I'm just going to link to Gatherer because I don't feel compelled to link everything.
If anyone plays Magic with me they know my favourite colour is blue. What is the defining feature of blue? Card draw. If you have more cards, you have more options than your opponent. If you have have more answers than they have questions or more questions than they have answers, you win.
This is why aggro decks like Red Deck Wins wants to run a tight mana curve, by minimizing the amount of land they're running, they draw less land on later turns and more threats.
Some green decks tend to have larger creatures, they maintain the same advantage because much of their mana accel (e.g. Kodama's Reach) doubles as deck "thinners". By removing land from their library, they are increasing their chances of drawing more active cards later in the game. By the same token that's why the fetchlands are good, sometimes even in a monocoloured deck. Also why Land Tax is banned.
Control decks run a higher land count, but use card draw to gain advantage. Instant card draw is significantly more powerful because it means the blue player can leave lands untapped for a counter while being able to use their mana if nothing gets played. In a true Draw-Go deck, the entire purpose was to build up an overwhelming number of cards, more than enough to handle all threats, then win with something small and ridiculous. Like Rainbow Efreet. One copy of it. But WotC decided that was too good for blue so they're refraining from printing any more*.
Combo decks are ridiculous; I don't want to talk about it.

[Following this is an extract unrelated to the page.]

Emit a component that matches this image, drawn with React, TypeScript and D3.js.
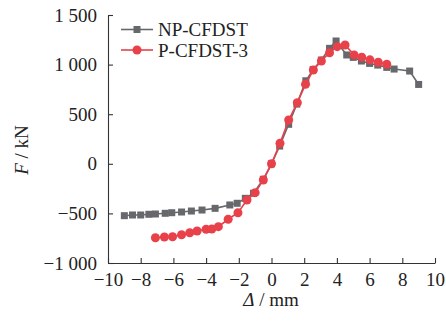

That's why cards that let you draw 1 (e.g. Serum Visions) are extremely cheap, because you have no net gain in cards. But as soon as you increase to draw 2 cards, the fair price spikes to 4 (e.g. Inspiration). Of course Ancestral Recall was not fairly priced, and as a result it is arguably the most powerful card in the entire game (along with Black Lotus and Yawgmoth's Will...Time Walk wouldn't be very far behind though).
But card advantage doesn't stop there, it encompasses everything in the game. If you play Mystic Snake, you've answered a threat while delivering your own, another net gain of 1. That's partially how Shriekmaw became the best card in Lorwyn limited and its forefather Nekrataal was a power card in its heyday. If you play a Wrath of God and destroy 4 opposing creatures, you've answered 4 threats with only 1 card. That's a net gain of 3!
To extend it further, that's why Leyline of Lifeforce is stupid answer to control (barring specific metagames). If you play it late, it does nothing. If you draw two of it, it does nothing. If you're not facing a counterspell deck, you have wasted slots in your deck for a card that does nothing. Compare that to Vexing Shusher, at worst you've still got a 2/2 for 2 that's pressuring your opponent and at best you have both a question and multiple answers in the same card. Card advantage.
On a wholly different note: why Plague Wind is terrible. If you're losing, you can't retaliate until at least turn 9. At that point, any self-respecting aggro deck would have you so close to death that any burn spell, any random 2/2 that gets through would kill you. If you're winning, well you clearly don't need Plague Wind then. Damnation would be a better card 90% of the time, closer to 100% in a tourney caliber deck.
I actually dislike playing affinity as much as people dislike playing against it. There's not a lot of subtlety involved. My favourite deck is now the Izzet one. It's decent enough for casual, flavourful and Gelectrodes are fantastic. It would also be good for Emperor because it has repeatable damage, Cursed Scroll style.
On the other hand, I can't lose with Islandhome, if I don't win it's not a real loss because nobody really expects an Islandhome deck to win and if I win then I beat the odds.
One thing I can't understand is how people manage to play aggro decks wrong. It's not difficult, you always try to be attacking. It doesn't matter if it's a 1/1 Llanowar Elf, if there are no blockers, swing with it. The longer you wait, the longer a control player has to draw an answer. If they already have an answer, well tough luck; holding back isn't going to solve anything. If you get a control player down to a low life total, it means they've lost options because they can't afford to let any damage go through. It means you have the initiative and they're forced to spend their mana and cards immediately instead of investing for later. That's why River Boa was such a power card against Draw-Go decks, because it immediately put the other player on a 10 turn clock.
edit: Colour me unimpressed by Thomas' boasts about spending $35 at Image. I don't think he realizes that the solution to burn (and pretty much all forms of control other than counterspells) is Troll Ascetic, not more Vigors. I also relish the fact that the Izzet deck cost me ~$10 to make and affinity costed ~$7.
*At the same time, the top-tiered deck in Standard is faeries? What the hell, since when did blue have such efficient beatdown? Back when Fish was actually a merfolk deck...AKA before they stopped printing merfolk. In conclusion, Guilty Gear > Virtua Fighter.